As far as going out on a limb… I have mixed feelings. The moment I became a somewhat public figure, I realized that it would be hard to go back. Back in 2013, I moved to Italy for a while. All of a sudden, nobody knew who the fuck I was, nobody was impressed by me. I was anonymous again. And, I sort of liked it. But, I look at what I do as a calling, and I don’t get to choose whether I’m in that gladiatorial sand or not. This is the path that fate put me on, and I’m not likely to get off it any time soon. Do some people hate me? Sure, so what? Fuck them. You think I give a fuck about some cowardly little shit who hides behind a VPN to say snarky shit about me?

You know what I like about my life? There’s not a motherfucker in this world who ever says, “I’m ambivalent about Marc Randazza.” That is what scares me… people being ambivalent about me.

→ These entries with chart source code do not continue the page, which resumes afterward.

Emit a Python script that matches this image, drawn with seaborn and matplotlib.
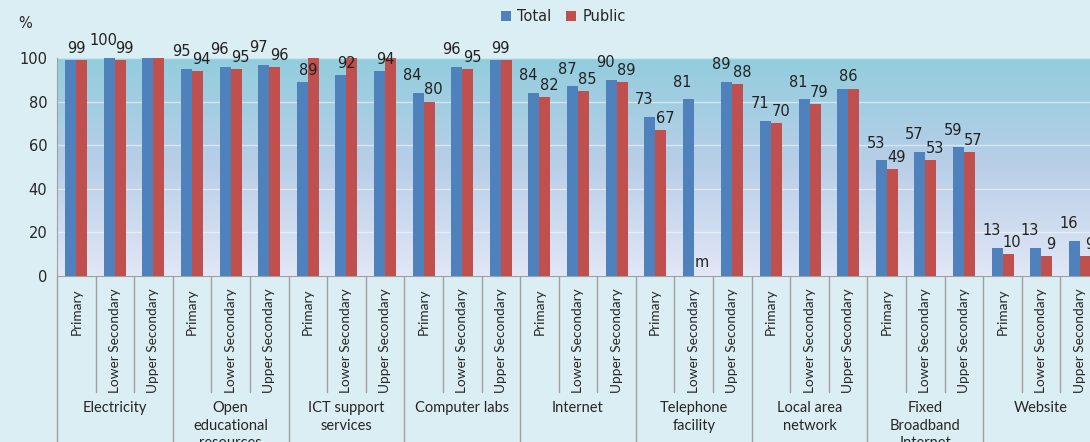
import matplotlib
matplotlib.use('Agg')
import matplotlib.pyplot as plt
import matplotlib.transforms as mtransforms
from matplotlib.colors import LinearSegmentedColormap
import numpy as np
import pandas as pd
import seaborn as sns

# %%
# Data
groups = ['Electricity', 'Open\neducational\nresources', 'ICT support\nservices',
          'Computer labs', 'Internet', 'Telephone\nfacility', 'Local area\nnetwork',
          'Fixed\nBroadband\nInternet', 'Website']
levels = ['Primary', 'Lower Secondary', 'Upper Secondary']

total = [99, 100, 100, 95, 96, 97, 89, 92, 94, 84, 96, 99, 84, 87, 90,
         73, 81, 89, 71, 81, 86, 53, 57, 59, 13, 13, 16]
public = [99, 99, 100, 94, 95, 96, 100, 100, 100, 80, 95, 99, 82, 85, 89,
          67, np.nan, 88, 70, 79, 86, 49, 53, 57, 10, 9, 9]

# labels as printed on the chart ('' = not shown)
total_lbl = ['99', '100', '', '95', '96', '97', '89', '92', '94', '84', '96', '99',
             '84', '87', '90', '73', '81', '89', '71', '81', '86', '53', '57', '59',
             '13', '13', '16']
public_lbl = ['', '99', '', '94', '95', '96', '', '', '', '80', '95', '',
              '82', '85', '89', '67', 'm', '88', '70', '79', '', '49', '53', '57',
              '10', '9', '9']

# %%
sns.set_style('white')
plt.rcParams['font.family'] = ['DejaVu Sans']

keys = [f'{g}|{l}' for g in groups for l in levels]
df = pd.concat([
    pd.DataFrame({'key': keys, 'value': total, 'series': 'Total'}),
    pd.DataFrame({'key': keys, 'value': public, 'series': 'Public'}),
]).dropna()

fig_bg = '#DAEEF3'
fig = plt.figure(figsize=(10.9, 4.42), dpi=100, facecolor=fig_bg)
W, H = 1090, 442
ax = fig.add_axes([57 / W, (H - 276) / H, 1042 / W, 218 / H])

# gradient plot area
cmap = LinearSegmentedColormap.from_list('bg', ['#E1E7F6', '#B9CFE8', '#92CDDD'])
grad = np.linspace(0, 1, 256).reshape(-1, 1)
ax.imshow(grad, extent=[0, 1, 0, 1], transform=ax.transAxes, origin='lower',
          aspect='auto', cmap=cmap, zorder=0)

sns.barplot(data=df, x='key', y='value', hue='series', order=keys,
            hue_order=['Total', 'Public'], palette=['#4F81BD', '#C0504D'],
            width=0.57, errorbar=None, linewidth=0, saturation=1, ax=ax, zorder=3)

ax.set_xlim(-0.5, len(keys) - 0.5)
ax.set_ylim(0, 100)
ax.set_yticks(range(0, 101, 20))
ax.tick_params(axis='y', length=4, color='#999999', labelsize=10.5, pad=3)
ax.yaxis.grid(True, color='white', alpha=0.5, lw=1, zorder=1)
ax.set_axisbelow(True)
for s in ('top', 'right'):
    ax.spines[s].set_visible(False)
for s in ('left', 'bottom'):
    ax.spines[s].set_color('#A0A0A0')
ax.set_xlabel('')
ax.set_ylabel('')

ax.set_xticks(range(len(keys)))
ax.set_xticklabels([l for g in groups for l in levels], rotation=90,
                   family='Lato', fontsize=9.8)
ax.tick_params(axis='x', length=0, pad=9)

# separators and group labels under the axis
tr = mtransforms.blended_transform_factory(ax.transData, ax.transAxes)
for i in range(len(keys) + 1):
    x = i - 0.5
    y_end = -0.76 if i % 3 == 0 else -0.53
    ax.plot([x, x], [0, y_end], transform=tr, color='#A0A0A0', lw=1, clip_on=False)
for j, g in enumerate(groups):
    ax.text(j * 3 + 1, -0.575, g, transform=tr, ha='center', va='top',
            family='Lato', fontsize=10.5, linespacing=1.3, clip_on=False)

# data labels
bars = {}
for cont, name in zip(ax.containers, ['Total', 'Public']):
    for b in cont:
        if np.isnan(b.get_height()):
            continue
        i = int(round(b.get_x() + b.get_width() / 2))
        bars[(name, i)] = b

lab_kw = dict(textcoords='offset points', fontsize=10.5, color='#222222',
              va='bottom', clip_on=False, annotation_clip=False)
for i in range(len(keys)):
    tb = bars[('Total', i)]
    pb = bars.get(('Public', i))
    tx = tb.get_x() + tb.get_width() / 2
    px = tx + tb.get_width()
    if public_lbl[i] == 'm':
        ax.annotate('m', (px, 0), xytext=(2, 4), ha='center', **lab_kw)
    elif public_lbl[i]:
        ax.annotate(public_lbl[i], (px, public[i]), xytext=(3, 3), ha='center', **lab_kw)
    if total_lbl[i]:
        if pb is not None and not public_lbl[i]:
            ax.annotate(total_lbl[i], ((tx + px) / 2, total[i]), xytext=(0, 3),
                        ha='center', **lab_kw)
        else:
            ax.annotate(total_lbl[i], (tx, total[i]), xytext=(-4, 7),
                        ha='center', **lab_kw)

sns.move_legend(ax, 'center', bbox_to_anchor=(0.486, 1.19), ncol=2, frameon=False,
                title=None, fontsize=10.5, handlelength=0.7, handleheight=0.7,
                handletextpad=0.4, columnspacing=1.0)

fig.text(25 / W, 1 - 24 / H, '%', ha='center', va='center', fontsize=10.5)

plt.savefig('out.png', dpi=100, facecolor=fig_bg)
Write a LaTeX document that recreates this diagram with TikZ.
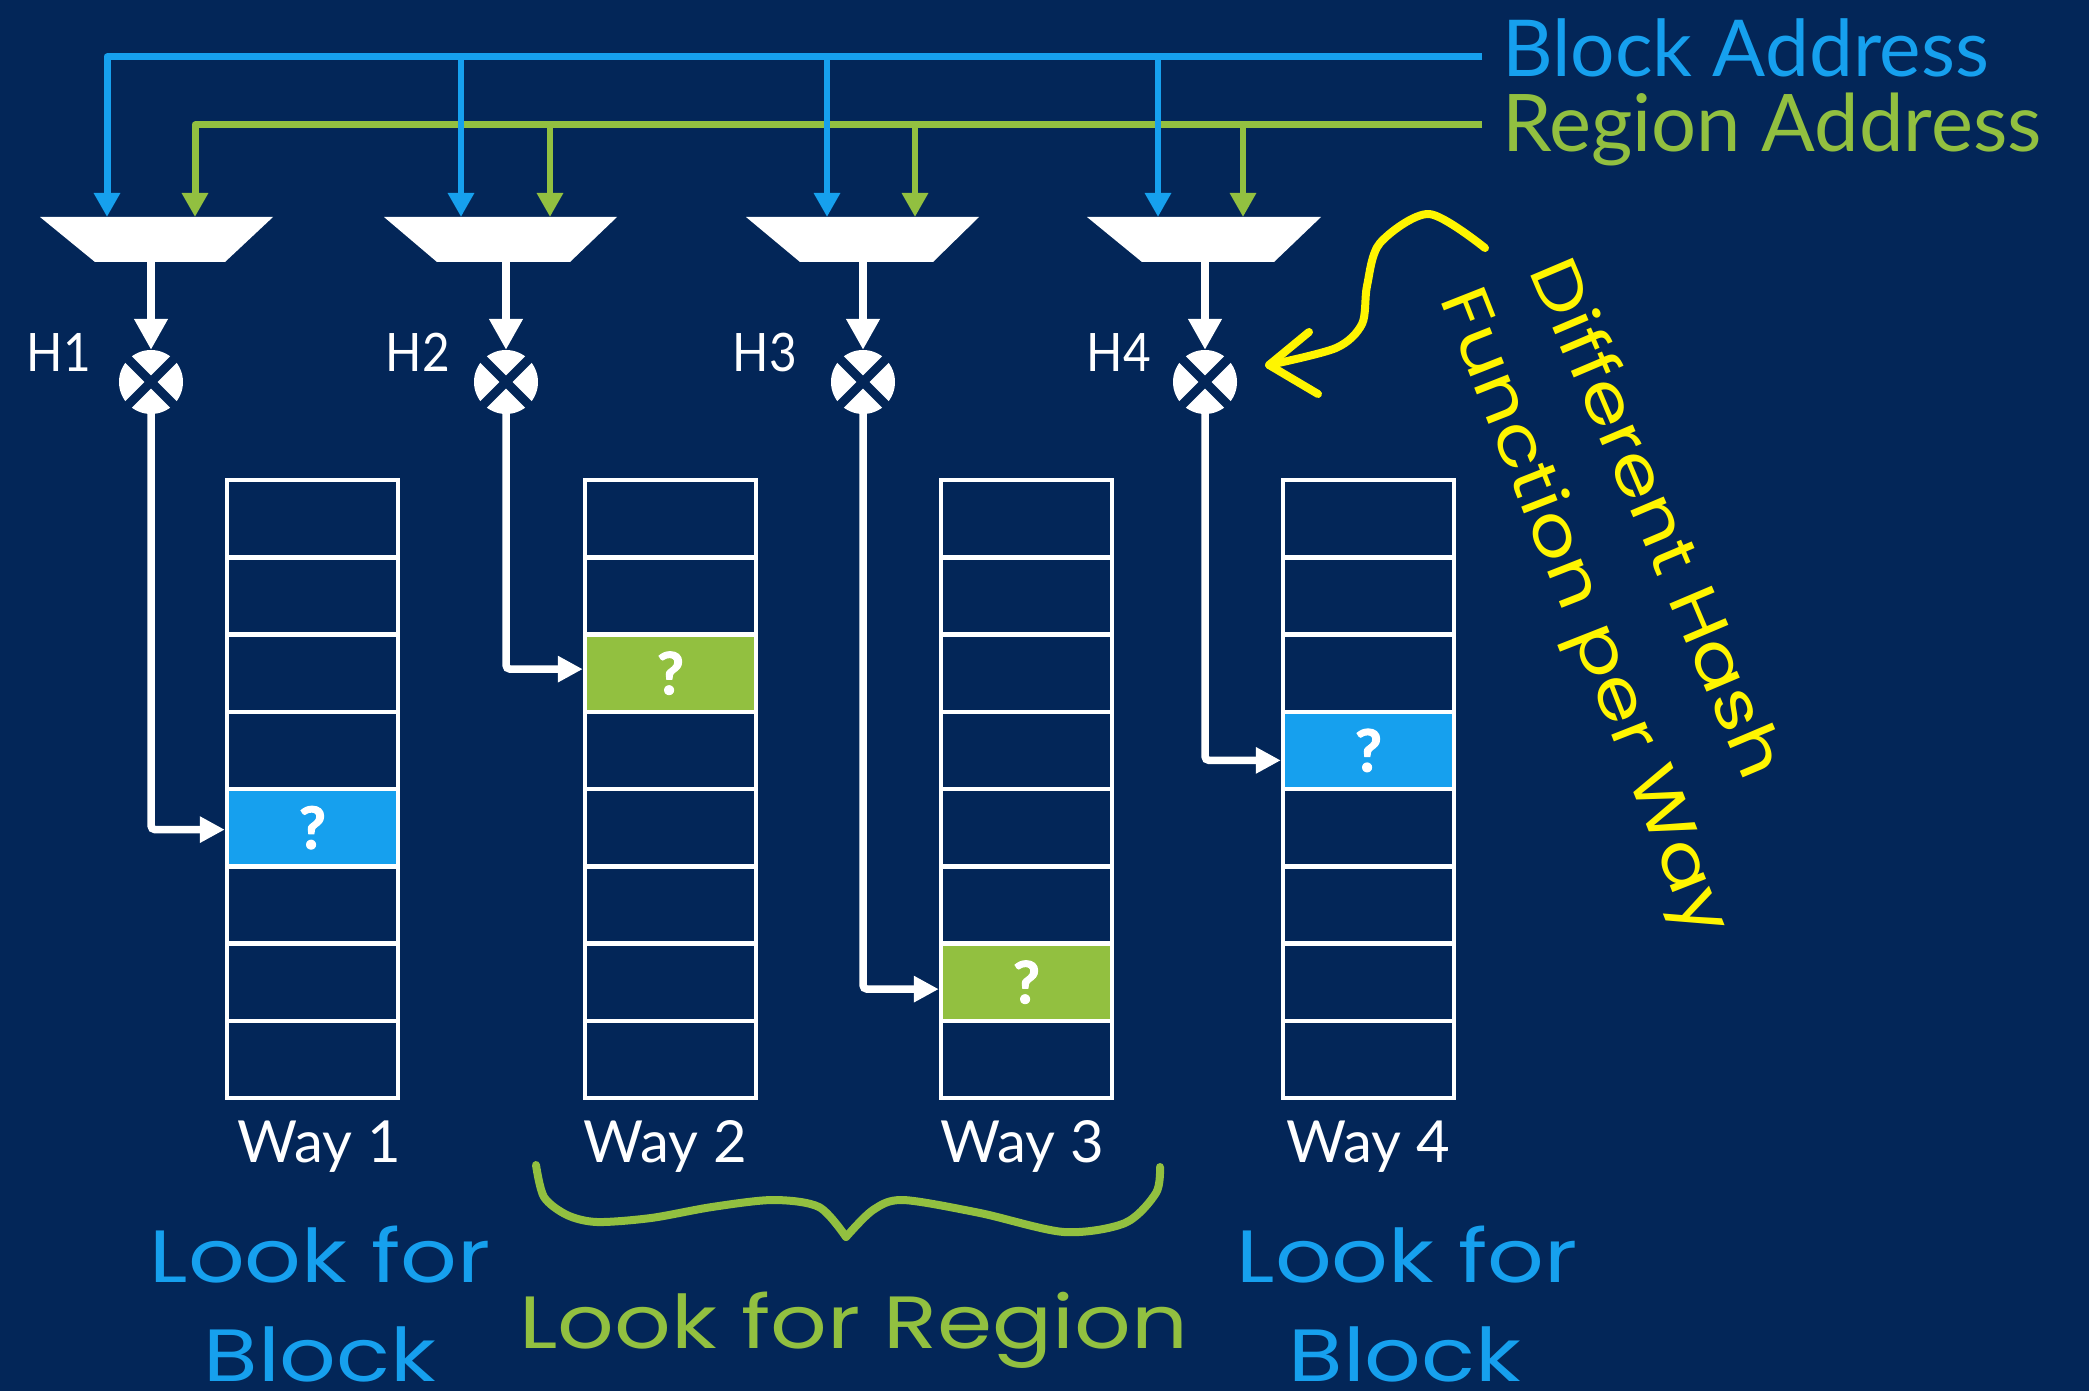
\documentclass[tikz,border=0pt]{standalone}
\usepackage{fontspec}
\setmainfont{Lato}
\newfontfamily\condf[FakeStretch=0.9]{Lato}
\newfontfamily\qf[FakeBold=2.2]{Lato}
\newfontfamily\chalk[FakeStretch=1.2]{Poppins}
\usetikzlibrary{arrows.meta,calc}
\definecolor{navy}{RGB}{3,38,88}
\definecolor{bblue}{RGB}{22,160,238}
\definecolor{bgreen}{RGB}{146,192,64}
\definecolor{chalky}{RGB}{255,245,0}
\begin{document}
\begin{tikzpicture}[x=1pt,y=-1pt,
  bus/.style={line width=7pt, line join=round},
  dropline/.style={line width=6.5pt},
  tipb/.style={-{Triangle[width=25pt,length=24pt]}},
  wline/.style={white, line width=7.5pt},
  tipd/.style={-{Triangle[width=32pt,length=31pt]}},
  tipr/.style={-{Triangle[width=25pt,length=25pt]}},
  cell/.style={draw=white, line width=4.5pt, minimum width=171pt, minimum height=77.25pt, inner sep=0pt},
  hot/.style={cell, text=white, font=\qf\bfseries\fontsize{58}{58}\selectfont},
  xorc/.style={circle, fill=white, minimum size=64pt, inner sep=0pt},
  xcut/.style={navy, line width=9pt},
  title/.style={inner sep=0pt, anchor=base west},
  hlab/.style={inner sep=0pt, text=white, anchor=base east, font=\condf\fontsize{53}{53}\selectfont},
  waylab/.style={inner sep=0pt, text=white, anchor=base, font=\fontsize{58}{58}\selectfont},
  chalkt/.style={inner sep=0pt, anchor=base, font=\chalk\fontsize{74}{74}\selectfont},
  chalkr/.style={inner sep=0pt, anchor=center, text=chalky, font=\chalk\fontsize{66}{66}\selectfont},
  chalkline/.style={line width=8pt, line cap=round, line join=round}
]
\fill[navy] (0,0) rectangle (2089,1391);
\useasboundingbox (0,0) rectangle (2089,1391);

% multiplexers
\foreach \i/\tl/\tr/\bl/\br/\s/\bx/\gx in {1/40/273/95/225/151/107/195,
    2/384/617/437/570/506/461/550, 3/746/979/800/933/863/827/915,
    4/1087/1321/1142/1274/1205/1158/1243}{
  \fill[white] (\tl,217) -- (\tr,217) -- (\br,262) -- (\bl,262) -- cycle;
  \coordinate (mo\i) at (\s,262);
  \coordinate (mb\i) at (\bx,217);
  \coordinate (mg\i) at (\gx,217);
  \node[xorc] (x\i) at (\s,382) {};
  \draw[xcut] ([shift={(-26,-26)}]x\i.center) -- ([shift={(26,26)}]x\i.center);
  \draw[xcut] ([shift={(-26,26)}]x\i.center) -- ([shift={(26,-26)}]x\i.center);
  \draw[wline, tipd] (mo\i) -- (x\i.north);
}

% address buses
\coordinate (gs) at (1482,125);
\coordinate (bs) at (1482,57);
\draw[bgreen, bus, tipb] (gs) -| (mg1);
\foreach \i in {2,3,4} \draw[bgreen, dropline, tipb] (mg\i |- gs) -- (mg\i);
\draw[bblue, bus, tipb] (bs) -| (mb1);
\foreach \i in {2,3,4} \draw[bblue, dropline, tipb] (mb\i |- bs) -- (mb\i);

\node[title, text=bblue, font=\fontsize{78.5}{78.5}\selectfont] (ba) at (1502,77) {Block Address};
\node[title, text=bgreen, font=\fontsize{79.5}{79.5}\selectfont] (ra) at (1502,152) {Region Address};

% hash labels
\node[hlab] (h1) at (91,371) {H1};
\node[hlab] (h2) at (450,371) {H2};
\node[hlab] (h3) at (797,371) {H3};
\node[hlab] (h4) at (1151,371) {H4};

% ways
\foreach \w/\cx in {1/312.5,2/670.5,3/1026.5,4/1368.5}
  \foreach \r in {0,...,7}
    \node[cell] (c\w-\r) at (\cx,{480+77.25*(\r+0.5)}) {};
\node[hot, fill=bblue] (q1) at (c1-4.center) {?};
\node[hot, fill=bgreen] (q2) at (c2-2.center) {?};
\node[hot, fill=bgreen] (q3) at (c3-6.center) {?};
\node[hot, fill=bblue] (q4) at (c4-3.center) {?};

\draw[wline, rounded corners=4pt, tipr] (x1.south) |- ([shift={(0,2)}]q1.west);
\draw[wline, rounded corners=4pt, tipr] (x2.south) |- ([shift={(0,-4)}]q2.west);
\draw[wline, rounded corners=4pt, tipr] (x3.south) |- ([shift={(0,7)}]q3.west);
\draw[wline, rounded corners=4pt, tipr] (x4.south) |- ([shift={(0,10)}]q4.west);

\node[waylab] (wl1) at (319,1162) {Way 1};
\node[waylab] (wl2) at (665,1162) {Way 2};
\node[waylab] (wl3) at (1022,1162) {Way 3};
\node[waylab] (wl4) at (1368,1162) {Way 4};

% chalk annotations
\node[chalkt, text=bblue] (lf1) at (320,1282) {Look for};
\node[chalkt, text=bblue] (bk1) at (320,1381) {Block};
\node[chalkt, text=bblue] (lf4) at (1407,1282) {Look for};
\node[chalkt, text=bblue] (bk4) at (1405,1381) {Block};
\node[chalkt, text=bgreen] (lfr) at (854,1348) {Look for Region};

\coordinate (btip) at (846,1237);
\draw[bgreen, chalkline] plot[smooth] coordinates {(536,1165) (544,1197) (567,1215) (597,1222) (651,1218) (712,1207) (773,1200) (819,1207) (btip)};
\draw[bgreen, chalkline] plot[smooth] coordinates {(btip) (873,1210) (903,1200) (980,1213) (1064,1232) (1125,1223) (1156,1193) (1160,1167)};

\node[chalkr, rotate=-67] (dh) at (1660,517) {Different Hash};
\node[chalkr, rotate=-68.5] (fw) at (1581,613) {Function per Way};

\coordinate (ytip) at (1269,365);
\draw[chalky, chalkline] plot[smooth] coordinates {(1485,248) (1429,214) (1380,243) (1367,286) (1362,324) (1336,348) (ytip)};
\draw[chalky, chalkline] (1309,332) -- (ytip) -- (1318,394);
\end{tikzpicture}
\end{document}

Has it bitten me in the ass? Sure. You can’t win every case.

The first time I had a big loss, a friend sent me this quote by Theodore Roosevelt:

It is not the critic who counts; not the man who points out how the strong man stumbles, or where the doer of deeds could have done them better. The credit belongs to the man who is actually in the arena, whose face is marred by dust and sweat and blood; who strives valiantly; who errs, who comes short again and again, because there is no effort without error and shortcoming; but who does actually strive to do the deeds; who knows great enthusiasms, the great devotions; who spends himself in a worthy cause; who at the best knows in the end the triumph of high achievement, and who at the worst, if he fails, at least fails while daring greatly, so that his place shall never be with those cold and timid souls who neither know victory nor defeat.

That really resonated with me. Even when I’ve taken a beating, I remember that and I know that I’m not ever going to be the sorry sonofabitch who knows neither victory nor defeat, and I won’t ever be called “timid.”